- Problem requirements -
Everything from the line containing "Reproduce this chart with Apache ECharts." to the line containing "var annotationText = '13 %';", both lines included, must be copied exactly; nothing else should be.
** START Input for this task **
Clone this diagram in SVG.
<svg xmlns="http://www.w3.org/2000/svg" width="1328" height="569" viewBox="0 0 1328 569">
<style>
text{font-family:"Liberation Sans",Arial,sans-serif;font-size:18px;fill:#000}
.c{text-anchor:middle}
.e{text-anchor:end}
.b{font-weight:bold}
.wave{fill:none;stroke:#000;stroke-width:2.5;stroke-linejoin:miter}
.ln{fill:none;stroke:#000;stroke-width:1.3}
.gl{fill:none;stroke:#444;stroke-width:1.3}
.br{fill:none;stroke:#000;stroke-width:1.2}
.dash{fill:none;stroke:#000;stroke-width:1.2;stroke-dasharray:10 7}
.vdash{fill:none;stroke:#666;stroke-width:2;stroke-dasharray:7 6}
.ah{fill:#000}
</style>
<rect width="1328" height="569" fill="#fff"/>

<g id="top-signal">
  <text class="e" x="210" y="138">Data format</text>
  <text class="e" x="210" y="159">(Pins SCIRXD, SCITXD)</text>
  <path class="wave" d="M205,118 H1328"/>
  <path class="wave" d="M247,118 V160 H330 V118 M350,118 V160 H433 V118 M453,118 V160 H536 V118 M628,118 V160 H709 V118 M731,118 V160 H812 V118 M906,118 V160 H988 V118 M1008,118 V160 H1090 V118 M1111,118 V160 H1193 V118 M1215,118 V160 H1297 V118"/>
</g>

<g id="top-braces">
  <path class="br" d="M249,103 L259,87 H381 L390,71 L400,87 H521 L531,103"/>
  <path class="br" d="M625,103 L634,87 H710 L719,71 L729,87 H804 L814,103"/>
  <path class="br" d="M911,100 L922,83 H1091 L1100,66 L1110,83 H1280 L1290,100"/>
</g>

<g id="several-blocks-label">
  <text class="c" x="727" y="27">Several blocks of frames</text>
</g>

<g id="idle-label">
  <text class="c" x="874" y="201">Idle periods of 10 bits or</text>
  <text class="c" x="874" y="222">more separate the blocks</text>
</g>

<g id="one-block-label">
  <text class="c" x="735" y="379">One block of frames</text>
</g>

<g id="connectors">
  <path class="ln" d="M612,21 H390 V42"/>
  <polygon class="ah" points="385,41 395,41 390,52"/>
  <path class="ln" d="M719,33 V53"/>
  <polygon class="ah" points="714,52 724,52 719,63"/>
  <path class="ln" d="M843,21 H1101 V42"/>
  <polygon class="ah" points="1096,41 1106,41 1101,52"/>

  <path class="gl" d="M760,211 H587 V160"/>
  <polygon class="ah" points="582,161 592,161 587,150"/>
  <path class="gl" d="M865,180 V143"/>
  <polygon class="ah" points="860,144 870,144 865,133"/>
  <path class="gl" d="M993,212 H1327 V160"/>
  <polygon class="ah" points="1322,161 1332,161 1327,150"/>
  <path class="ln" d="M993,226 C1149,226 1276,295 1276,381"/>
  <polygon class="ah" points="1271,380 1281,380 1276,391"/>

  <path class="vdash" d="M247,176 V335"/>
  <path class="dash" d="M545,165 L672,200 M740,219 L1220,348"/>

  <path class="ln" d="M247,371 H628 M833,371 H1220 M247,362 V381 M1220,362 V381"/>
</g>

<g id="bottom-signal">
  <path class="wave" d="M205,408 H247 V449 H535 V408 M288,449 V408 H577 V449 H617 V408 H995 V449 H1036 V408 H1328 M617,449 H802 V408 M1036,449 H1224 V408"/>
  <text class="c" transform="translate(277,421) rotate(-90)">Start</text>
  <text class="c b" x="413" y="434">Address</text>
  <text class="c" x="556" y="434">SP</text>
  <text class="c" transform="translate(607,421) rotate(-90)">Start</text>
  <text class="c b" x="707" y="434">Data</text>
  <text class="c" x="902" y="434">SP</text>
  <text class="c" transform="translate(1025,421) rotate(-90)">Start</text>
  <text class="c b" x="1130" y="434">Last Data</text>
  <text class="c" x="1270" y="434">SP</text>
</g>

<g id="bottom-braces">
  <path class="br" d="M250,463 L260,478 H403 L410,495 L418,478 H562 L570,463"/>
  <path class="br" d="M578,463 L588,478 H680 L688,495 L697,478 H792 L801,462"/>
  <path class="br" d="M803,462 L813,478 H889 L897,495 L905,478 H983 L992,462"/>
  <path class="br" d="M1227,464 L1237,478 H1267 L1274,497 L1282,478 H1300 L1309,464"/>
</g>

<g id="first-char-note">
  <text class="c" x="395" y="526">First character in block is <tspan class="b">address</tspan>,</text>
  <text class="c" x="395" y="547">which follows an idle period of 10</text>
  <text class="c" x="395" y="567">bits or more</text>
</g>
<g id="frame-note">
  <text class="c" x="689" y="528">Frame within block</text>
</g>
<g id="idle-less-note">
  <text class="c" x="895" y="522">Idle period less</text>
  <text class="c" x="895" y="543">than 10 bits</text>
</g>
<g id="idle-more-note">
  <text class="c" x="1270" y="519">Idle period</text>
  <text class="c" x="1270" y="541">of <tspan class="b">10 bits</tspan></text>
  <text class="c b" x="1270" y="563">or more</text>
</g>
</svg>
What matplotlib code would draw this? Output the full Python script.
** END Input for this task **
** START Input for this task **
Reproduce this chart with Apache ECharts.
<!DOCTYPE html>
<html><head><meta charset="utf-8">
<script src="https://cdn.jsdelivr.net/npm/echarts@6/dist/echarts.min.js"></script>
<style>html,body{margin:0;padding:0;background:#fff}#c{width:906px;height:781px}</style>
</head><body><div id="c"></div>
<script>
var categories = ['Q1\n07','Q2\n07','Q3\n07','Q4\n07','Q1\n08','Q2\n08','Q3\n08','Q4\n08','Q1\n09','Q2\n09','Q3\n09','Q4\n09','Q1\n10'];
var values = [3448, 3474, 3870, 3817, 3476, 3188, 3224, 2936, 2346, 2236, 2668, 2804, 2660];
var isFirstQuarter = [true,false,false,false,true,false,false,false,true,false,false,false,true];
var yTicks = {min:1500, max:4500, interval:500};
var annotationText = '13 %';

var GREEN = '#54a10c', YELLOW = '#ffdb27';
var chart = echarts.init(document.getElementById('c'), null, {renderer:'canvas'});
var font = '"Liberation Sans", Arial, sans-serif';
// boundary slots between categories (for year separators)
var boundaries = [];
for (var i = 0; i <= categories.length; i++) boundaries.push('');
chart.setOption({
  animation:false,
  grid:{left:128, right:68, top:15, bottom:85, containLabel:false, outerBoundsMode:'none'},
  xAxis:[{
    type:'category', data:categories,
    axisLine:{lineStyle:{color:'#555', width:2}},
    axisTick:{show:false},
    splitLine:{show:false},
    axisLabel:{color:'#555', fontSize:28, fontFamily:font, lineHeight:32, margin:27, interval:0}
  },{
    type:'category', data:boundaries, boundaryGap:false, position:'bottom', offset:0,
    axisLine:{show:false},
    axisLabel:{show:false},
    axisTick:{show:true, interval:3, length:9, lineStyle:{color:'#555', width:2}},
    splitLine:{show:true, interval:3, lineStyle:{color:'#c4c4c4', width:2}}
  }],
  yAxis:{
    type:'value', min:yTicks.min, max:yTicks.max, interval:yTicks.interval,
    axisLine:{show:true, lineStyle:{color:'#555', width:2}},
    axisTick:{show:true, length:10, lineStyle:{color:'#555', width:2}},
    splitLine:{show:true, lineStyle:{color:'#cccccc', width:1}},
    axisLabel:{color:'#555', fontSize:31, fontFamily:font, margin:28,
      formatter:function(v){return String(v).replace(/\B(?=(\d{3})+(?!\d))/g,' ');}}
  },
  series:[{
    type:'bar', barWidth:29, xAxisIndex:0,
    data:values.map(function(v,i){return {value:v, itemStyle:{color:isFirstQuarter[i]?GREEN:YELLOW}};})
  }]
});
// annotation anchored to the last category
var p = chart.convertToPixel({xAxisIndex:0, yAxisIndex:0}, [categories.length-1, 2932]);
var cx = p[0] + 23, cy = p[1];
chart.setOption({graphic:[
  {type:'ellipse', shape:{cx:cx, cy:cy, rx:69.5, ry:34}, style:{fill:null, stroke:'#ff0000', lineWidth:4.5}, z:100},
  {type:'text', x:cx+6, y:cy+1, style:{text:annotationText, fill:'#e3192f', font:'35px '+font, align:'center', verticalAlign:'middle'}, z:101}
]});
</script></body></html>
** END Input for this task **
** START Input for this task **
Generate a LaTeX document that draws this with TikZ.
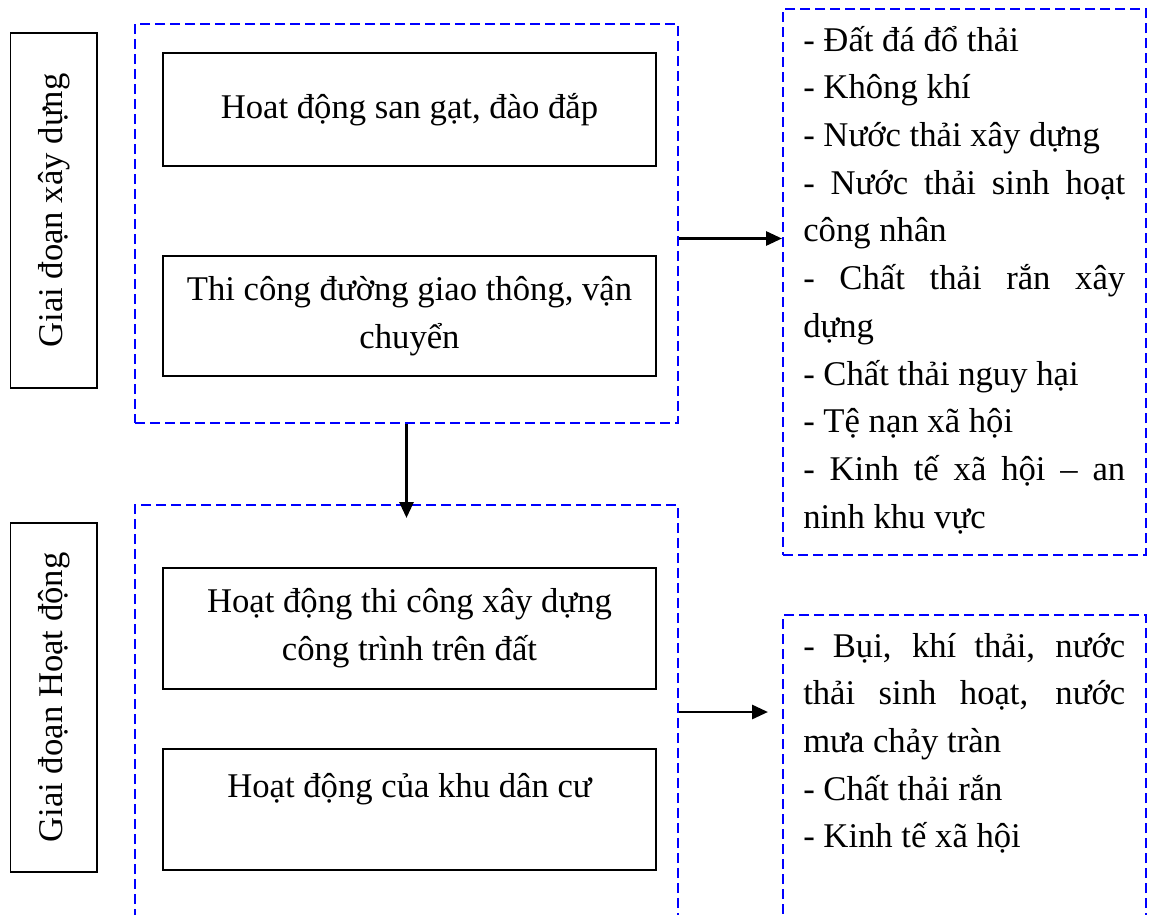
** END Input for this task **
- Result of this task -
Reproduce this chart with Apache ECharts.
<!DOCTYPE html>
<html><head><meta charset="utf-8">
<script src="https://cdn.jsdelivr.net/npm/echarts@6/dist/echarts.min.js"></script>
<style>html,body{margin:0;padding:0;background:#fff}#c{width:906px;height:781px}</style>
</head><body><div id="c"></div>
<script>
var categories = ['Q1\n07','Q2\n07','Q3\n07','Q4\n07','Q1\n08','Q2\n08','Q3\n08','Q4\n08','Q1\n09','Q2\n09','Q3\n09','Q4\n09','Q1\n10'];
var values = [3448, 3474, 3870, 3817, 3476, 3188, 3224, 2936, 2346, 2236, 2668, 2804, 2660];
var isFirstQuarter = [true,false,false,false,true,false,false,false,true,false,false,false,true];
var yTicks = {min:1500, max:4500, interval:500};
var annotationText = '13 %';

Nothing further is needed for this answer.